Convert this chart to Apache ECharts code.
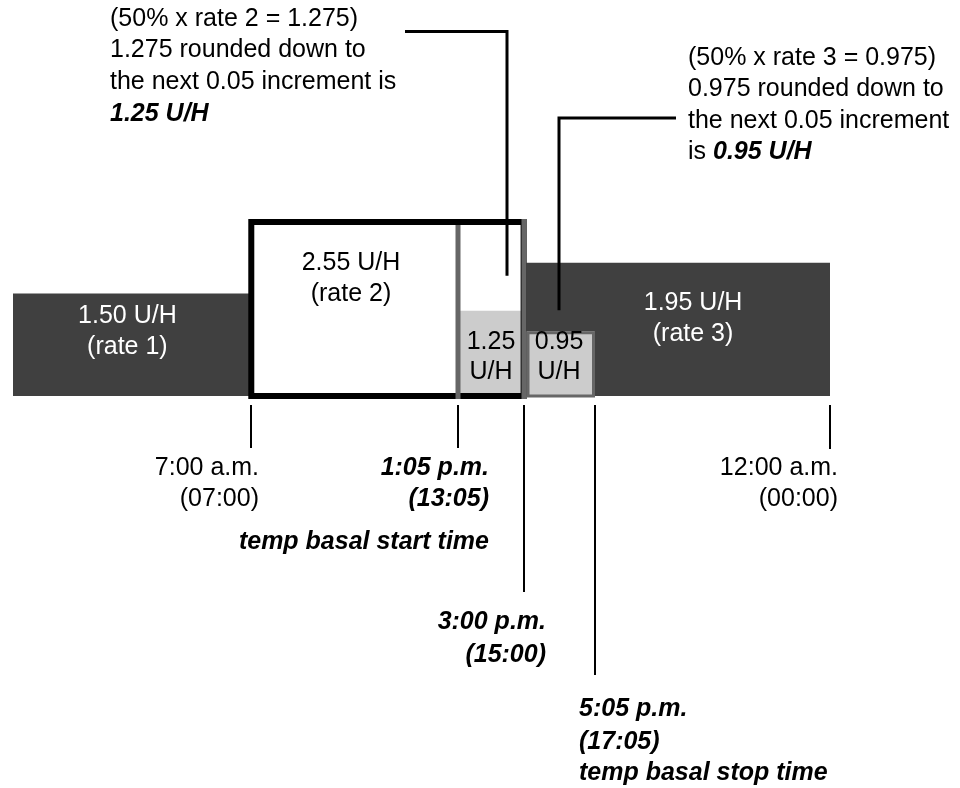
<!DOCTYPE html>
<html>
<head>
<meta charset="utf-8">
<script src="https://cdn.jsdelivr.net/npm/echarts@6/dist/echarts.min.js"></script>
<style>html,body{margin:0;padding:0;background:#fff}#chart{width:960px;height:788px}</style>
</head>
<body>
<div id="chart"></div>
<script>
// ---------------- data ----------------
const rateNames  = ['rate 1', 'rate 2', 'rate 3'];
const rateStart  = [0, 7, 15];            // hours
const rateEnd    = [7, 15, 24];
const rateValues = [1.50, 2.55, 1.95];    // U/H

const tempStart  = [13 + 5 / 60, 15];     // temp basal pieces (hours)
const tempEnd    = [15, 17 + 5 / 60];
const tempValues = [1.25, 0.95];          // U/H

const tickTimes  = [7, 13 + 5 / 60, 15, 17 + 5 / 60, 24];
const tickLabels = [
  ['7:00 a.m.', '(07:00)'],
  ['1:05 p.m.', '(13:05)', 'temp basal start time'],
  ['3:00 p.m.', '(15:00)'],
  ['5:05 p.m.', '(17:05)', 'temp basal stop time'],
  ['12:00 a.m.', '(00:00)']
];

const noteLeft  = ['(50% x rate 2 = 1.275)', '1.275 rounded down to', 'the next 0.05 increment is', '{b|1.25 U/H}'];
const noteRight = ['(50% x rate 3 = 0.975)', '0.975 rounded down to', 'the next 0.05 increment', 'is {b|0.95 U/H}'];

// ---------------- layout / style ----------------
const FF = '"Liberation Sans", Arial, Helvetica, sans-serif';
const FS = 25;
const SX = 1;
const DARK = '#404040', LIGHT = '#cccccc', MID = '#666666';
const RATE_FILL = [DARK, '#ffffff', DARK];
const RATE_TEXT = ['#ffffff', '#000000', '#ffffff'];
const RATE_OUTLINE = [false, true, false];
const RATE_LABEL_FRAC = [0.48, 0.366, 0.553];
const RATE_LABEL_RISE = [80, 133, 93];
const TEMP_STYLE = ['sides', 'box'];
const CALLOUT_FRAC = [0.75, 0.5];
const CALLOUT_GAP = [35, 21];
const CALLOUT_TEXT_X = [405, 676];
const CALLOUT_ELBOW_Y = [31.5, 118];
const TICK_LAYOUT = [
  {align: 'right', dx: 8,   len: 52,  ys: [468, 499], bold: false},
  {align: 'right', dx: 31,  len: 52,  ys: [468, 499, 542], bold: true},
  {align: 'right', dx: 22,  len: 196, ys: [622, 655], bold: true},
  {align: 'left',  dx: -16, len: 279, ys: [709, 742, 773], bold: true},
  {align: 'right', dx: 8,   len: 53,  ys: [468, 499], bold: false}
];

const RICH = {b: {fontSize: FS, fontFamily: FF, fontWeight: 'bold', fontStyle: 'italic', fill: '#000'}};

function textEl(x, y, text, o) {
  o = o || {};
  const style = {
    text: text, fill: o.fill || '#000', fontSize: FS, fontFamily: FF,
    fontWeight: o.bold ? 'bold' : 'normal', fontStyle: o.bold ? 'italic' : 'normal',
    align: o.align || 'center', verticalAlign: 'middle'
  };
  if (o.rich) style.rich = o.rich;
  return {type: 'text', x: x, y: y, scaleX: SX, scaleY: 1, style: style, silent: true};
}

function rectOf(api) {
  const tl = api.coord([api.value(0), api.value(2)]);
  const br = api.coord([api.value(1), 0]);
  return {x: tl[0], y: tl[1], width: br[0] - tl[0], height: br[1] - tl[1]};
}

const rateData = rateStart.map((s, i) => [s, rateEnd[i], rateValues[i]]);
const tempData = tempStart.map((s, i) => [s, tempEnd[i], tempValues[i]]);
const tickData = tickTimes.map(t => [t, 0]);

const graphicEls = [];
noteLeft.forEach((t, i) => graphicEls.push(textEl(110, 19 + i * 31.6, t, {align: 'left', rich: RICH})));
noteRight.forEach((t, i) => graphicEls.push(textEl(688, 58 + i * 31.4, t, {align: 'left', rich: RICH})));

const option = {
  backgroundColor: '#ffffff',
  animation: false,
  grid: {left: 13, top: 0, width: 817, height: 396, containLabel: false},
  xAxis: {type: 'value', min: 0, max: 24, show: false},
  yAxis: {type: 'value', min: 0, max: 5.8, show: false},
  graphic: {elements: graphicEls},
  series: [
    { // basal rate fills
      type: 'custom', silent: true, data: rateData, encode: {x: [0, 1], y: 2}, z: 1,
      renderItem(params, api) {
        return {type: 'rect', shape: rectOf(api), style: {fill: RATE_FILL[params.dataIndex]}};
      }
    },
    { // temp basal fills
      type: 'custom', silent: true, data: tempData, encode: {x: [0, 1], y: 2}, z: 2,
      renderItem(params, api) {
        return {type: 'rect', shape: rectOf(api), style: {fill: LIGHT}};
      }
    },
    { // outlined rate
      type: 'custom', silent: true, data: rateData, encode: {x: [0, 1], y: 2}, z: 3,
      renderItem(params, api) {
        if (!RATE_OUTLINE[params.dataIndex]) return {type: 'group', children: []};
        const r = rectOf(api);
        return {type: 'rect', shape: r, style: {fill: null, stroke: '#000', lineWidth: 6, lineJoin: 'miter'}};
      }
    },
    { // temp basal outlines
      type: 'custom', silent: true, data: tempData, encode: {x: [0, 1], y: 2}, z: 4,
      renderItem(params, api) {
        const i = params.dataIndex;
        const s = api.value(0), e = api.value(1), v = api.value(2);
        const x0 = Math.round(api.coord([s, 0])[0]), x1 = Math.round(api.coord([e, 0])[0]);
        const yb = api.coord([s, 0])[1], yt = api.coord([s, v])[1];
        if (TEMP_STYLE[i] === 'sides') {
          const r = rateStart.findIndex((rs, k) => s >= rs && s < rateEnd[k]);
          const ytop = api.coord([s, rateValues[r]])[1];
          return {type: 'group', children: [
            {type: 'line', shape: {x1: x0, y1: yb + 3, x2: x0, y2: ytop + 3}, style: {stroke: MID, lineWidth: 5}},
            {type: 'line', shape: {x1: x1, y1: yb + 3, x2: x1, y2: ytop - 3}, style: {stroke: MID, lineWidth: 5}}
          ]};
        }
        return {type: 'rect', shape: {x: x0 + 4, y: yt + 1.5, width: x1 - x0 - 5.5, height: yb - yt - 1.5},
                style: {fill: null, stroke: MID, lineWidth: 3}};
      }
    },
    { // rate labels
      type: 'custom', silent: true, data: rateData, encode: {x: [0, 1], y: 2}, z: 5,
      renderItem(params, api) {
        const i = params.dataIndex;
        const s = api.value(0), e = api.value(1), v = api.value(2);
        const p = api.coord([s + RATE_LABEL_FRAC[i] * (e - s), 0]);
        const y1 = p[1] - RATE_LABEL_RISE[i];
        return {type: 'group', children: [
          textEl(p[0], y1, v.toFixed(2) + ' U/H', {fill: RATE_TEXT[i]}),
          textEl(p[0], y1 + 31.5, '(' + rateNames[i] + ')', {fill: RATE_TEXT[i]})
        ]};
      }
    },
    { // temp labels
      type: 'custom', silent: true, data: tempData, encode: {x: [0, 1], y: 2}, z: 5,
      renderItem(params, api) {
        const s = api.value(0), e = api.value(1), v = api.value(2);
        const p = api.coord([(s + e) / 2, 0]);
        return {type: 'group', children: [
          textEl(p[0], p[1] - 54, v.toFixed(2)),
          textEl(p[0], p[1] - 24, 'U/H')
        ]};
      }
    },
    { // time ticks and labels
      type: 'custom', silent: true, data: tickData, encode: {x: 0, y: 1}, z: 5,
      renderItem(params, api) {
        const i = params.dataIndex;
        const L = TICK_LAYOUT[i];
        const p = api.coord([api.value(0), 0]);
        const x = Math.round(p[0]);
        const children = [
          {type: 'line', shape: {x1: x, y1: p[1] + 9, x2: x, y2: p[1] + L.len}, style: {stroke: '#000', lineWidth: 2}}
        ];
        tickLabels[i].forEach((t, k) => {
          children.push(textEl(x + L.dx, L.ys[k], t, {align: L.align, bold: L.bold}));
        });
        return {type: 'group', children: children};
      }
    },
    { // callout leader lines
      type: 'custom', silent: true, data: tempData, encode: {x: [0, 1], y: 2}, z: 6,
      renderItem(params, api) {
        const i = params.dataIndex;
        const s = api.value(0), e = api.value(1), v = api.value(2);
        const p = api.coord([s + CALLOUT_FRAC[i] * (e - s), v]);
        const ax = Math.round(p[0]);
        return {type: 'polyline', shape: {points: [
          [CALLOUT_TEXT_X[i], CALLOUT_ELBOW_Y[i]], [ax, CALLOUT_ELBOW_Y[i]], [ax, p[1] - CALLOUT_GAP[i]]
        ]}, style: {fill: null, stroke: '#000', lineWidth: 3, lineJoin: 'miter'}};
      }
    }
  ]
};

const chart = echarts.init(document.getElementById('chart'), null, {renderer: 'canvas'});
chart.setOption(option);
</script>
</body>
</html>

__________________________________________________

- _Task objective_
Exactly as written, please give again the lines from the beginning of the listing through the line containing "const tempValues = [1.25, 0.95];", inclusive, without any pictures.

- _The solution_
Convert this chart to Apache ECharts code.
<!DOCTYPE html>
<html>
<head>
<meta charset="utf-8">
<script src="https://cdn.jsdelivr.net/npm/echarts@6/dist/echarts.min.js"></script>
<style>html,body{margin:0;padding:0;background:#fff}#chart{width:960px;height:788px}</style>
</head>
<body>
<div id="chart"></div>
<script>
// ---------------- data ----------------
const rateNames  = ['rate 1', 'rate 2', 'rate 3'];
const rateStart  = [0, 7, 15];            // hours
const rateEnd    = [7, 15, 24];
const rateValues = [1.50, 2.55, 1.95];    // U/H

const tempStart  = [13 + 5 / 60, 15];     // temp basal pieces (hours)
const tempEnd    = [15, 17 + 5 / 60];
const tempValues = [1.25, 0.95];          // U/H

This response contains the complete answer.